[DESCRIPTION OF THE TASK] Restate the whole of the material. Keep every word, and drop the pictures.

───── DATA TO PROCESS

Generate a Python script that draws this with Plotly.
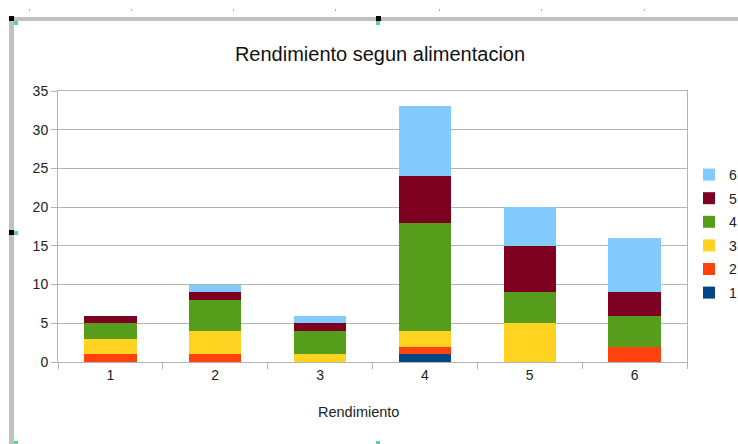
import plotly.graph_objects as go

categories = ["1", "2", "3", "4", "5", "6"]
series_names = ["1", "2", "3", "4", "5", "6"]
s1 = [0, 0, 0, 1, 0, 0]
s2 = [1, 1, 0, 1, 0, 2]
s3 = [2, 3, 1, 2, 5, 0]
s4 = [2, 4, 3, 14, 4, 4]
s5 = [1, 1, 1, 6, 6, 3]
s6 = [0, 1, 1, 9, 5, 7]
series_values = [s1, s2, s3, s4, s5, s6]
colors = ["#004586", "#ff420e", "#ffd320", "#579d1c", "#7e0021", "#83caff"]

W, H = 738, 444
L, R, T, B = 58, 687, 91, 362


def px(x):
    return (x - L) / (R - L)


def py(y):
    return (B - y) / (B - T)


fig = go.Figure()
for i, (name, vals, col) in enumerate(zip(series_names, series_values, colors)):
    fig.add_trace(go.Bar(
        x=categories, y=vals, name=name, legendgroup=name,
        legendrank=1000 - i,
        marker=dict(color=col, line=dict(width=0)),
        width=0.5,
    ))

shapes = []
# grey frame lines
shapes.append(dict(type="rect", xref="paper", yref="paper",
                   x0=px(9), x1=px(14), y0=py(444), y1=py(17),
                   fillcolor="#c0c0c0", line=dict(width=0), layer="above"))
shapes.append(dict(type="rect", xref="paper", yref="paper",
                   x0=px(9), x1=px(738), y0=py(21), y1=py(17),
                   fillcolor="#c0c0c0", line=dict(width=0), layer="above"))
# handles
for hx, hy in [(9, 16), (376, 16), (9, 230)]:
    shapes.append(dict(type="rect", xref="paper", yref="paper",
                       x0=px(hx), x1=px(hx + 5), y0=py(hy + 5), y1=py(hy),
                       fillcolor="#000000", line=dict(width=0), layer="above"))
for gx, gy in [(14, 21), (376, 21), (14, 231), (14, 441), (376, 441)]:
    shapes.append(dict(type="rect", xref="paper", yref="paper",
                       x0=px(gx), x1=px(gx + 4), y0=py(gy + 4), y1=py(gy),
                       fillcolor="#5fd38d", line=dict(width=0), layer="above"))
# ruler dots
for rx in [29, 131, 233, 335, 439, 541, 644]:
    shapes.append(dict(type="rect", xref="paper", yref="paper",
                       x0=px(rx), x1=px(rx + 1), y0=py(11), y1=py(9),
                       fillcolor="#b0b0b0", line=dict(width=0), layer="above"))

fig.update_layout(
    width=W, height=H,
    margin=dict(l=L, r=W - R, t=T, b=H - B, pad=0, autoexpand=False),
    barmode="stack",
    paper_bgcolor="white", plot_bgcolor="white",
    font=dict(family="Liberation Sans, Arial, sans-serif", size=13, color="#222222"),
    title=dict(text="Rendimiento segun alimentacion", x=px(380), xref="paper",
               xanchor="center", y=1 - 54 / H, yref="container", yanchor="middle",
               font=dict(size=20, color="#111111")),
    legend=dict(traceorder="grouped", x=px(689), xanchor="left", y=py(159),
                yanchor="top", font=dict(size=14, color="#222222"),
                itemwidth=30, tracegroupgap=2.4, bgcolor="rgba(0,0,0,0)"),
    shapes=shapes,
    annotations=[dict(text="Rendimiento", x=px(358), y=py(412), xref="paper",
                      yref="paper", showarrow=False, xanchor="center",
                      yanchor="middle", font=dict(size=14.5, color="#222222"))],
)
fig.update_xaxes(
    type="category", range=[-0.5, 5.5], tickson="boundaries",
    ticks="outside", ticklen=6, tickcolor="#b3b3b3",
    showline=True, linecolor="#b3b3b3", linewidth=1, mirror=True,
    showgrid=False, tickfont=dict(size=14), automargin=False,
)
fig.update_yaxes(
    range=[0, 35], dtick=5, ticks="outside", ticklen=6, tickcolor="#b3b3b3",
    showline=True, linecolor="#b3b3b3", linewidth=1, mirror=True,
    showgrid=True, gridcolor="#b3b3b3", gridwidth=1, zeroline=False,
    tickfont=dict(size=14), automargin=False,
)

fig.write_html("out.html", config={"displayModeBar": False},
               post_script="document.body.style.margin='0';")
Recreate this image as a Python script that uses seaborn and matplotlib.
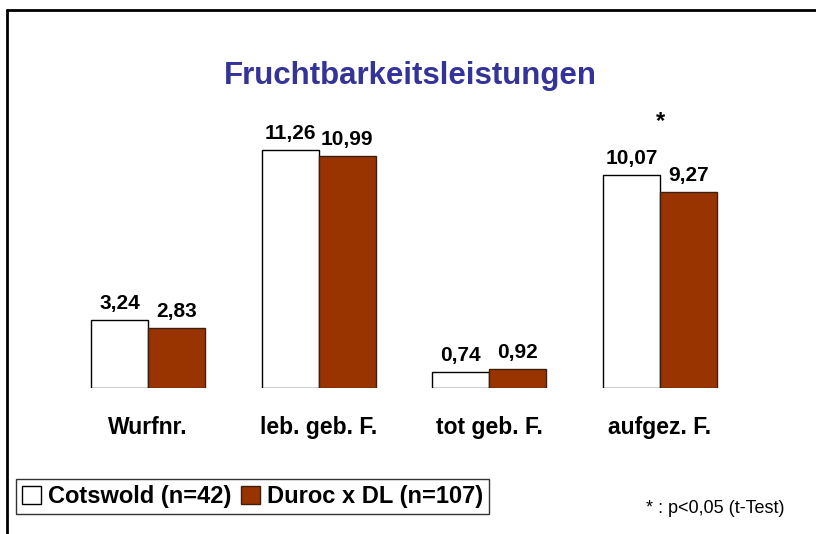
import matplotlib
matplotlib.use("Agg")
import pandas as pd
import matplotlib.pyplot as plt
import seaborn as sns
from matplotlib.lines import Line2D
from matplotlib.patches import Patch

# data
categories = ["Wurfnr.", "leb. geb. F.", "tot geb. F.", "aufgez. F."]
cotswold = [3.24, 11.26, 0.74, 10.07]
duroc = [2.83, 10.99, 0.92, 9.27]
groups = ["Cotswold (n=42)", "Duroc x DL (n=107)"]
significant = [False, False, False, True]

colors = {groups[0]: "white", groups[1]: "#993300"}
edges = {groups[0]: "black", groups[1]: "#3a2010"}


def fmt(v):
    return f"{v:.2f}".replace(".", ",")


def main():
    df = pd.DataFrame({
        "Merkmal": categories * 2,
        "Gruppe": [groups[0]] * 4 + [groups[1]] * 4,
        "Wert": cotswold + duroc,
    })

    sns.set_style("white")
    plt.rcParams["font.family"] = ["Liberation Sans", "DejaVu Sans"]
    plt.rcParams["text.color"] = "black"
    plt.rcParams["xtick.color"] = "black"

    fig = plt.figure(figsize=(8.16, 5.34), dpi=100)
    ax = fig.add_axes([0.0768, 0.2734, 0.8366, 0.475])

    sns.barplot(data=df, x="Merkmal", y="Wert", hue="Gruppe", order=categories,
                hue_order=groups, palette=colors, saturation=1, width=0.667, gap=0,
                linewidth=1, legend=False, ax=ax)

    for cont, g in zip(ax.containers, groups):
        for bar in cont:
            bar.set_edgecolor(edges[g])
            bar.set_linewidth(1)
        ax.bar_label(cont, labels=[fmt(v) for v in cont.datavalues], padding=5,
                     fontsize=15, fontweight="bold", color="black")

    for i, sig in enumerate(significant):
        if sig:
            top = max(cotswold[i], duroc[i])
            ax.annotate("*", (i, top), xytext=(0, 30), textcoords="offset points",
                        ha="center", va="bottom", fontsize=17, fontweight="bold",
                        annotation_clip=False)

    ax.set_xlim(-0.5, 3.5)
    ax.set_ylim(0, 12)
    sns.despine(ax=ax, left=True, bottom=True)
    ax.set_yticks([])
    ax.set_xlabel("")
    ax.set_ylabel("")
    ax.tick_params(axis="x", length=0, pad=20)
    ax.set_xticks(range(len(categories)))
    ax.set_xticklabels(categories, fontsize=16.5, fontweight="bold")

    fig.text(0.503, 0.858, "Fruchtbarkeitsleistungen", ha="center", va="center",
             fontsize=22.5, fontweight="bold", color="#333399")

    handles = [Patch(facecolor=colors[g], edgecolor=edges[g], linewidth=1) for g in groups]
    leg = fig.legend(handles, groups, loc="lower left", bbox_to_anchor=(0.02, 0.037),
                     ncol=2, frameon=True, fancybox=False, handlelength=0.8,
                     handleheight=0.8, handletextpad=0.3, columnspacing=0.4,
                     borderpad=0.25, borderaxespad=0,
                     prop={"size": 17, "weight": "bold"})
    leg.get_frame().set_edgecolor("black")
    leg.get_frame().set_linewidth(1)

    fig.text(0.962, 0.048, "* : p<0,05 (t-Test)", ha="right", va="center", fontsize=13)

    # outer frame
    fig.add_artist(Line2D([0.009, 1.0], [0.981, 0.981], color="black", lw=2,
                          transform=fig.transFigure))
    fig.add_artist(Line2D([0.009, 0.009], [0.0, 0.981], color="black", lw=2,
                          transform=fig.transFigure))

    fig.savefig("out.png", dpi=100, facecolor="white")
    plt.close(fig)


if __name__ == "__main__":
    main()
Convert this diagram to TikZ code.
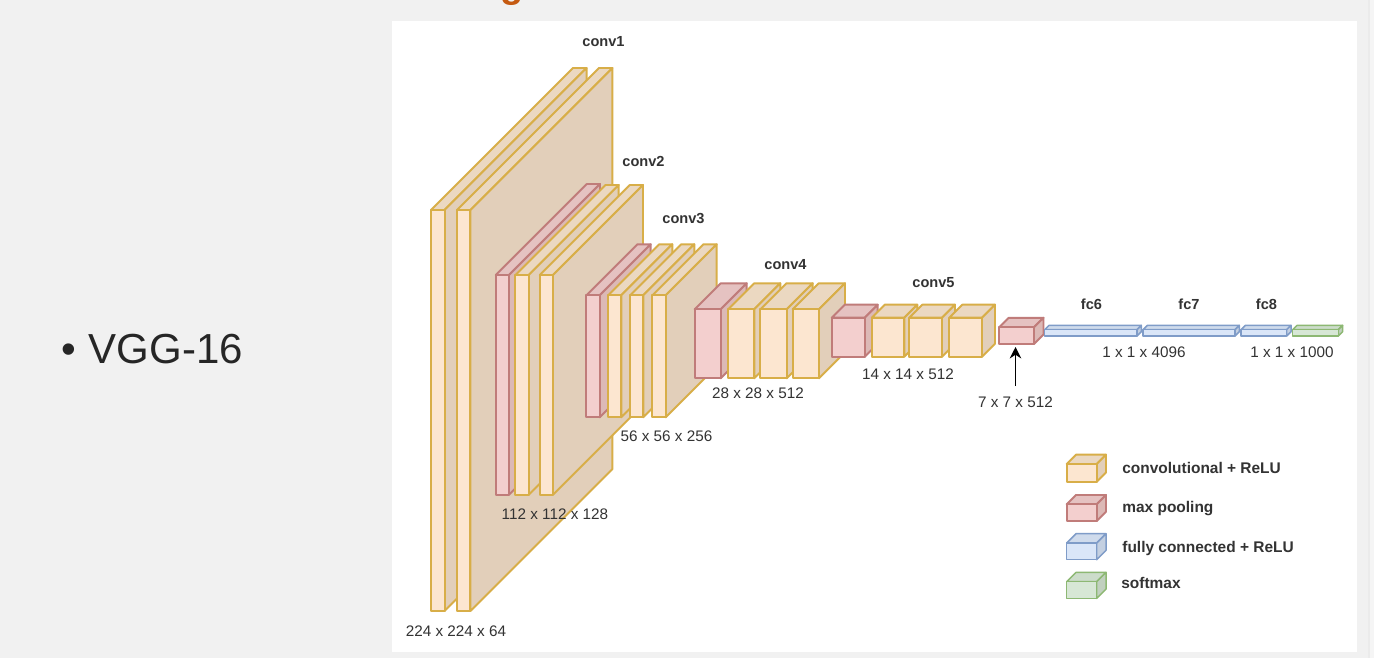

──────────

[CORRECT RESPONSE]
Generate a Python script that draws this with Plotly.
import plotly.graph_objects as go

categories = ["1", "2", "3", "4", "5", "6"]
series_names = ["1", "2", "3", "4", "5", "6"]
s1 = [0, 0, 0, 1, 0, 0]
s2 = [1, 1, 0, 1, 0, 2]
s3 = [2, 3, 1, 2, 5, 0]
s4 = [2, 4, 3, 14, 4, 4]
s5 = [1, 1, 1, 6, 6, 3]
s6 = [0, 1, 1, 9, 5, 7]
series_values = [s1, s2, s3, s4, s5, s6]
colors = ["#004586", "#ff420e", "#ffd320", "#579d1c", "#7e0021", "#83caff"]

W, H = 738, 444
L, R, T, B = 58, 687, 91, 362


def px(x):
    return (x - L) / (R - L)


def py(y):
    return (B - y) / (B - T)


fig = go.Figure()
for i, (name, vals, col) in enumerate(zip(series_names, series_values, colors)):
    fig.add_trace(go.Bar(
        x=categories, y=vals, name=name, legendgroup=name,
        legendrank=1000 - i,
        marker=dict(color=col, line=dict(width=0)),
        width=0.5,
    ))

shapes = []
# grey frame lines
shapes.append(dict(type="rect", xref="paper", yref="paper",
                   x0=px(9), x1=px(14), y0=py(444), y1=py(17),
                   fillcolor="#c0c0c0", line=dict(width=0), layer="above"))
shapes.append(dict(type="rect", xref="paper", yref="paper",
                   x0=px(9), x1=px(738), y0=py(21), y1=py(17),
                   fillcolor="#c0c0c0", line=dict(width=0), layer="above"))
# handles
for hx, hy in [(9, 16), (376, 16), (9, 230)]:
    shapes.append(dict(type="rect", xref="paper", yref="paper",
                       x0=px(hx), x1=px(hx + 5), y0=py(hy + 5), y1=py(hy),
                       fillcolor="#000000", line=dict(width=0), layer="above"))
for gx, gy in [(14, 21), (376, 21), (14, 231), (14, 441), (376, 441)]:
    shapes.append(dict(type="rect", xref="paper", yref="paper",
                       x0=px(gx), x1=px(gx + 4), y0=py(gy + 4), y1=py(gy),
                       fillcolor="#5fd38d", line=dict(width=0), layer="above"))
# ruler dots
for rx in [29, 131, 233, 335, 439, 541, 644]:
    shapes.append(dict(type="rect", xref="paper", yref="paper",
                       x0=px(rx), x1=px(rx + 1), y0=py(11), y1=py(9),
                       fillcolor="#b0b0b0", line=dict(width=0), layer="above"))

fig.update_layout(
    width=W, height=H,
    margin=dict(l=L, r=W - R, t=T, b=H - B, pad=0, autoexpand=False),
    barmode="stack",
    paper_bgcolor="white", plot_bgcolor="white",
    font=dict(family="Liberation Sans, Arial, sans-serif", size=13, color="#222222"),
    title=dict(text="Rendimiento segun alimentacion", x=px(380), xref="paper",
               xanchor="center", y=1 - 54 / H, yref="container", yanchor="middle",
               font=dict(size=20, color="#111111")),
    legend=dict(traceorder="grouped", x=px(689), xanchor="left", y=py(159),
                yanchor="top", font=dict(size=14, color="#222222"),
                itemwidth=30, tracegroupgap=2.4, bgcolor="rgba(0,0,0,0)"),
    shapes=shapes,
    annotations=[dict(text="Rendimiento", x=px(358), y=py(412), xref="paper",
                      yref="paper", showarrow=False, xanchor="center",
                      yanchor="middle", font=dict(size=14.5, color="#222222"))],
)
fig.update_xaxes(
    type="category", range=[-0.5, 5.5], tickson="boundaries",
    ticks="outside", ticklen=6, tickcolor="#b3b3b3",
    showline=True, linecolor="#b3b3b3", linewidth=1, mirror=True,
    showgrid=False, tickfont=dict(size=14), automargin=False,
)
fig.update_yaxes(
    range=[0, 35], dtick=5, ticks="outside", ticklen=6, tickcolor="#b3b3b3",
    showline=True, linecolor="#b3b3b3", linewidth=1, mirror=True,
    showgrid=True, gridcolor="#b3b3b3", gridwidth=1, zeroline=False,
    tickfont=dict(size=14), automargin=False,
)

fig.write_html("out.html", config={"displayModeBar": False},
               post_script="document.body.style.margin='0';")
Recreate this image as a Python script that uses seaborn and matplotlib.
import matplotlib
matplotlib.use("Agg")
import pandas as pd
import matplotlib.pyplot as plt
import seaborn as sns
from matplotlib.lines import Line2D
from matplotlib.patches import Patch

# data
categories = ["Wurfnr.", "leb. geb. F.", "tot geb. F.", "aufgez. F."]
cotswold = [3.24, 11.26, 0.74, 10.07]
duroc = [2.83, 10.99, 0.92, 9.27]
groups = ["Cotswold (n=42)", "Duroc x DL (n=107)"]
significant = [False, False, False, True]

colors = {groups[0]: "white", groups[1]: "#993300"}
edges = {groups[0]: "black", groups[1]: "#3a2010"}


def fmt(v):
    return f"{v:.2f}".replace(".", ",")


def main():
    df = pd.DataFrame({
        "Merkmal": categories * 2,
        "Gruppe": [groups[0]] * 4 + [groups[1]] * 4,
        "Wert": cotswold + duroc,
    })

    sns.set_style("white")
    plt.rcParams["font.family"] = ["Liberation Sans", "DejaVu Sans"]
    plt.rcParams["text.color"] = "black"
    plt.rcParams["xtick.color"] = "black"

    fig = plt.figure(figsize=(8.16, 5.34), dpi=100)
    ax = fig.add_axes([0.0768, 0.2734, 0.8366, 0.475])

    sns.barplot(data=df, x="Merkmal", y="Wert", hue="Gruppe", order=categories,
                hue_order=groups, palette=colors, saturation=1, width=0.667, gap=0,
                linewidth=1, legend=False, ax=ax)

    for cont, g in zip(ax.containers, groups):
        for bar in cont:
            bar.set_edgecolor(edges[g])
            bar.set_linewidth(1)
        ax.bar_label(cont, labels=[fmt(v) for v in cont.datavalues], padding=5,
                     fontsize=15, fontweight="bold", color="black")

    for i, sig in enumerate(significant):
        if sig:
            top = max(cotswold[i], duroc[i])
            ax.annotate("*", (i, top), xytext=(0, 30), textcoords="offset points",
                        ha="center", va="bottom", fontsize=17, fontweight="bold",
                        annotation_clip=False)

    ax.set_xlim(-0.5, 3.5)
    ax.set_ylim(0, 12)
    sns.despine(ax=ax, left=True, bottom=True)
    ax.set_yticks([])
    ax.set_xlabel("")
    ax.set_ylabel("")
    ax.tick_params(axis="x", length=0, pad=20)
    ax.set_xticks(range(len(categories)))
    ax.set_xticklabels(categories, fontsize=16.5, fontweight="bold")

    fig.text(0.503, 0.858, "Fruchtbarkeitsleistungen", ha="center", va="center",
             fontsize=22.5, fontweight="bold", color="#333399")

    handles = [Patch(facecolor=colors[g], edgecolor=edges[g], linewidth=1) for g in groups]
    leg = fig.legend(handles, groups, loc="lower left", bbox_to_anchor=(0.02, 0.037),
                     ncol=2, frameon=True, fancybox=False, handlelength=0.8,
                     handleheight=0.8, handletextpad=0.3, columnspacing=0.4,
                     borderpad=0.25, borderaxespad=0,
                     prop={"size": 17, "weight": "bold"})
    leg.get_frame().set_edgecolor("black")
    leg.get_frame().set_linewidth(1)

    fig.text(0.962, 0.048, "* : p<0,05 (t-Test)", ha="right", va="center", fontsize=13)

    # outer frame
    fig.add_artist(Line2D([0.009, 1.0], [0.981, 0.981], color="black", lw=2,
                          transform=fig.transFigure))
    fig.add_artist(Line2D([0.009, 0.009], [0.0, 0.981], color="black", lw=2,
                          transform=fig.transFigure))

    fig.savefig("out.png", dpi=100, facecolor="white")
    plt.close(fig)


if __name__ == "__main__":
    main()
Convert this diagram to TikZ code.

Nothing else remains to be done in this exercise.